What Is 'Bawal Bastos' Law and Why it Matters to Your Family
Manila/ Ohana/ Family

What Is 'Bawal Bastos' Law and Why it Matters to You and Your Family


Catcalling is not a compliment!

If you’re a woman passing through a group of men alone, chances are you’ve been catcalled multiple times, regardless of what you are wearing.

In Quezon City alone, the largest city in Metro Manila, three out of five women experienced street harassment, 88% of whom were aged 18–24 years old. The incidents mainly involved stalking and groping on public transportation, major roads, and eskinitas (narrow alleys), the UN Women reported via GMA News Online in 2016.

From wolf-whistling to making lewd gestures and uttering sexist slurs, catcalling is often dismissed as harmless; however, this culture may inflict serious psychological consequences for its victims, regardless of gender. Remember, street harassment is illegal and should never be tolerated. In 2019, Former President Rodrigo Duterte signed the “Bawal Bastos” law or the Safe Spaces Act (Republic Act 11313) of 2018 in a bid to promote respect and ensure safety and equality for all. Under this legislation, it punishes catcalling, making offensive body gestures, stalking, and other gender-based harassment both in public spaces and online.

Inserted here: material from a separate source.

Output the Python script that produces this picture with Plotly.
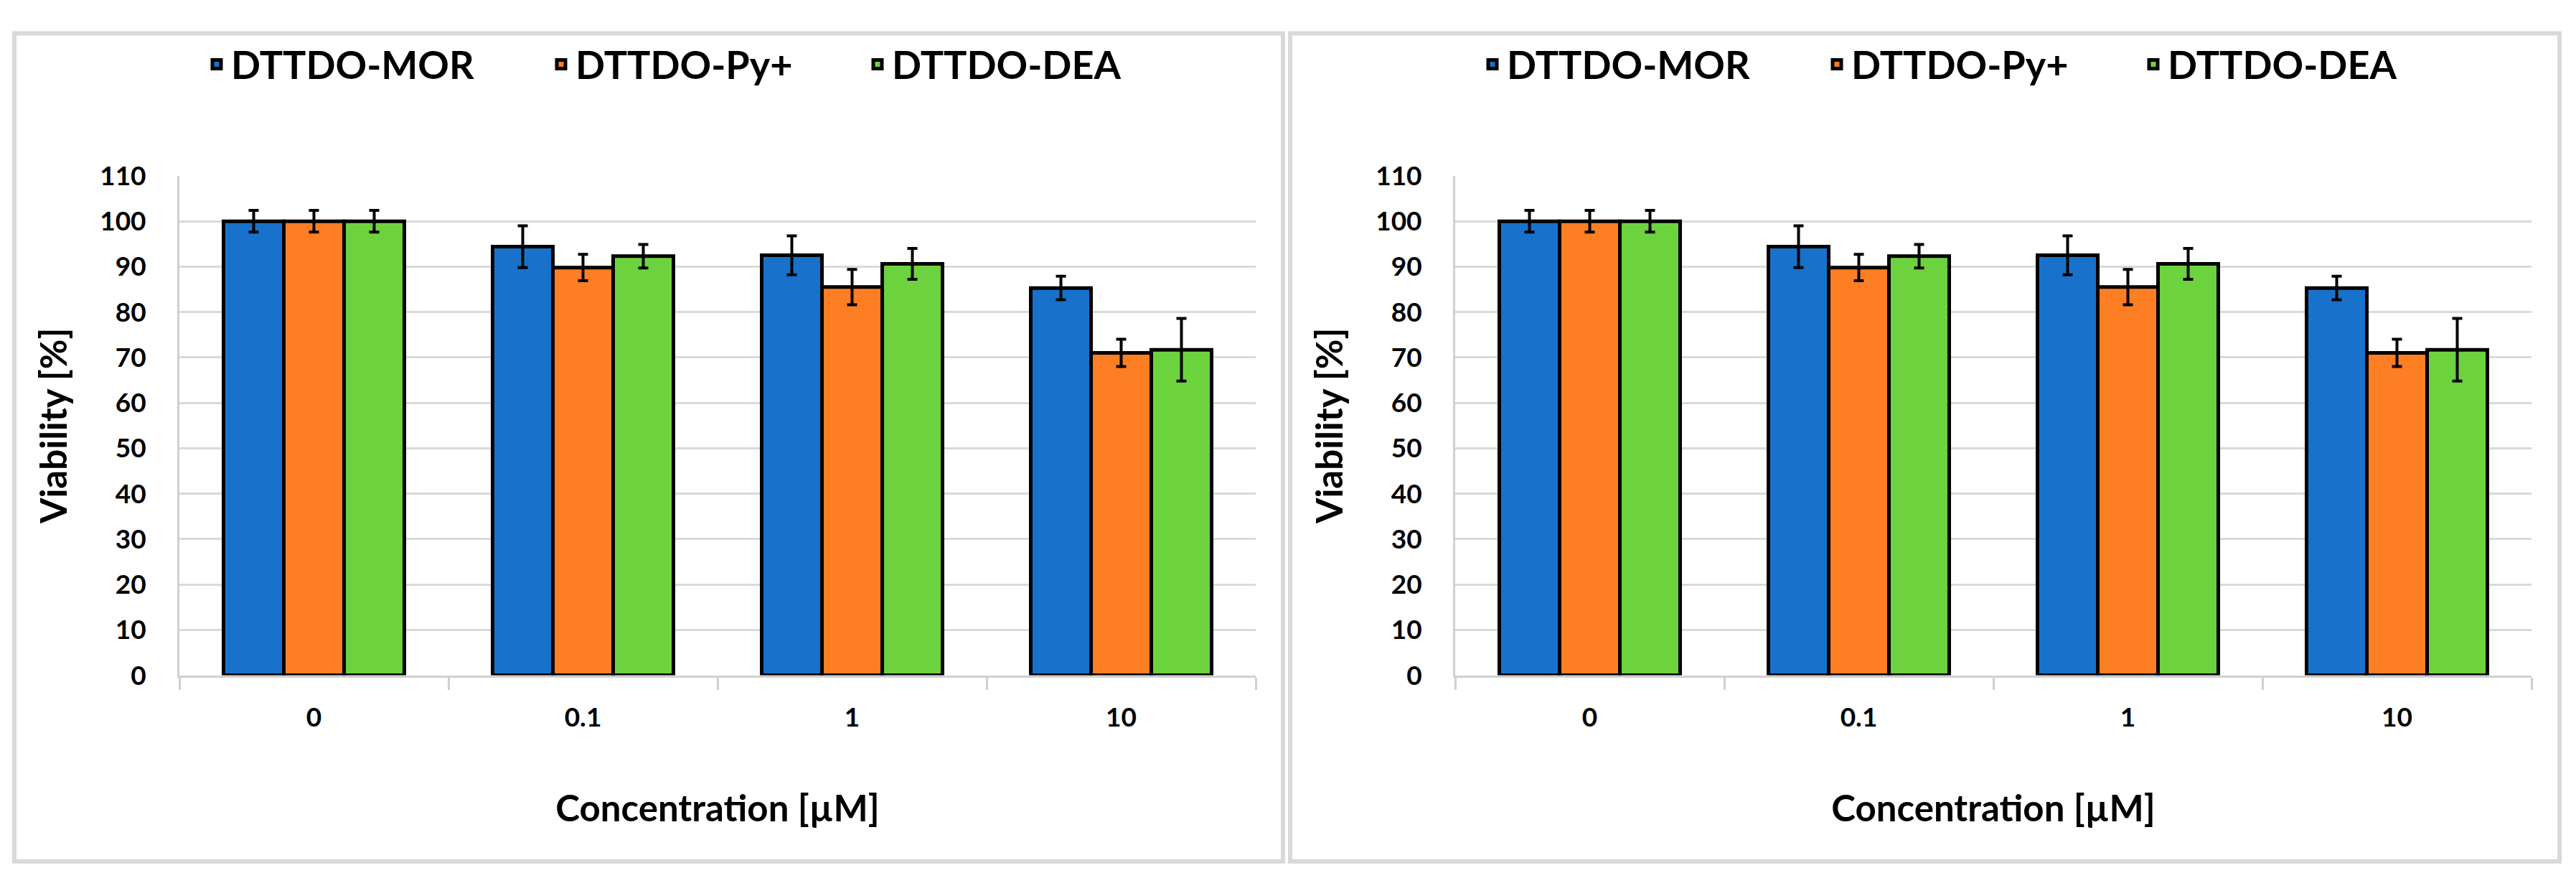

“It is the policy of the state to value the dignity of every human person and guarantee full respect for human rights. It is likewise the policy of the state to recognize the role of women in nation-building and ensure the fundamental equality before the law of women and men,” the law stated.

Violators may face penalties ranging from P1,000 to P100,000 and a mandatory 12-hour community service inclusive of attendance at a Gender Sensitivity Seminar to be conducted by the Philippine National Police (PNP) in coordination with the local government unit and the Philippine Commission on Women.

How to Handle It

If someone tries to harass you, consider scaring them by pretending to call the police and reporting their offensive behavior. Make sure to project confidence through body language—make eye contact and walk away with your head held high.

Alternatively, if you are non-confrontational and you feel like your safety is threatened, go somewhere else: cross the street, change your route to a safe location like a convenience store or coffee shop, or seek help from a security guard or police.

To formally report the incident, you may go to barangay and police stations or file a direct complaint with the prosecutor’s office. Additionally, you may reach out to the Inter-Agency Council on Violence Against Women and their Children (IACVAWC) which conducts programs and projects to combat VAWC. For immediate assistance, you may check the helplines via this link.


Standard of Proof

To make sure that perpetrators of these criminal behaviors will be held accountable, write down the details of the incident right after it happens. This should include the date, time, location, and most importantly, the specific words and actions taken by the catcaller. If there were any witnesses to the incident, ask them if they would be willing to provide a statement or testify on your behalf.

If you feel safe doing so, you can use your phone to record audio or video of the incident. In case the harassment happened near an establishment, victims, with the help of police and authorities, have the right to request access to the CCTV footage, especially when ordered by the court.